Une initiative salutaire pour Jeancy Kapeta, 35 ans, attaché administratif d'une société de fabrication d'objets en plastique : « Mon ex-petite amie m'a quitté parce que je n'avais pas suffisamment d'argent pour l'épouser. Si cette proposition de loi passe, ça me facilitera les choses. Avec mon modeste salaire, je pourrai quand même réunir l'argent et tout ce qu'il faut pour me présenter à ma future belle-famille. Je pense que ce sera un véritable soulagement pour les jeunes hommes de ma condition. »
Jean Bondo, lui, a vécu une tout autre expérience. « Les parents de ma fiancée n'avaient exigé aucune somme d'argent. Sur la liste qu'ils m'avaient fournie, il était marqué "Argent : au choix". Tous les parents ne sont pas cupides. Et je pense que l'Etat ne doit pas s'immiscer dans des affaires intimes qui relèvent de la famille », fait savoir le trentenaire.
C'est également l'avis de la députée Christelle Vuanga, présidente de la commission genre, famille et enfants de l'Assemblée nationale, qui s'oppose à cette modification du code de la famille. « La femme n'a pas de prix et on ne saurait estimer sa valeur en argent. Un homme qui estime que la dot demandée est démesurée doit refuser de se marier. C'est la moindre des choses », souligne-t-elle.
Face à toutes ces difficultés et contraintes, certains amoureux optent pour le « yaka tofanda », qui désigne l'union libre en lingala. A leurs yeux, le mariage n'a plus un caractère obligatoire. D'autres montent des stratagèmes et mettent leurs parents devant le fait accompli. « Mon frère a mis sa petite amie enceinte. Cette dernière a été renvoyée de chez elle et habite désormais sous notre toit familial. Nous ne pouvions pas la rejeter. Elle partage la même chambre que mon frère », raconte une habitante de Kinshasa.
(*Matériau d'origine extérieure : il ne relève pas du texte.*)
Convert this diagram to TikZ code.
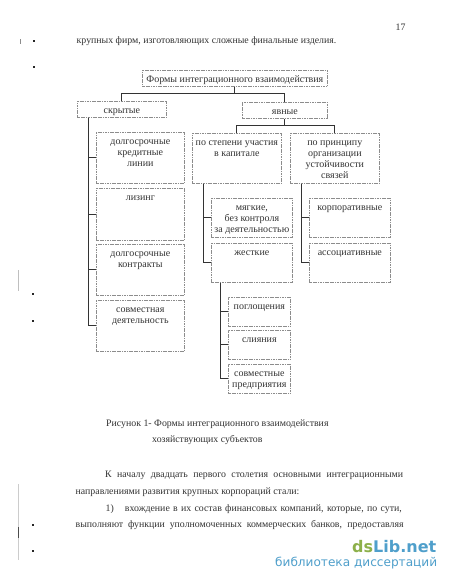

Si certains finissent par régulariser leur situation, pour d'autres la cohabitation s'impose en mode de vie. « C'est vrai que la dot fait partie de nos coutumes, mais nos parents doivent se souvenir qu'ils ne nous vendent pas, qu'ils ne font pas un retour sur investissement ou un business », déclare Amani, la jeune architecte d'intérieur.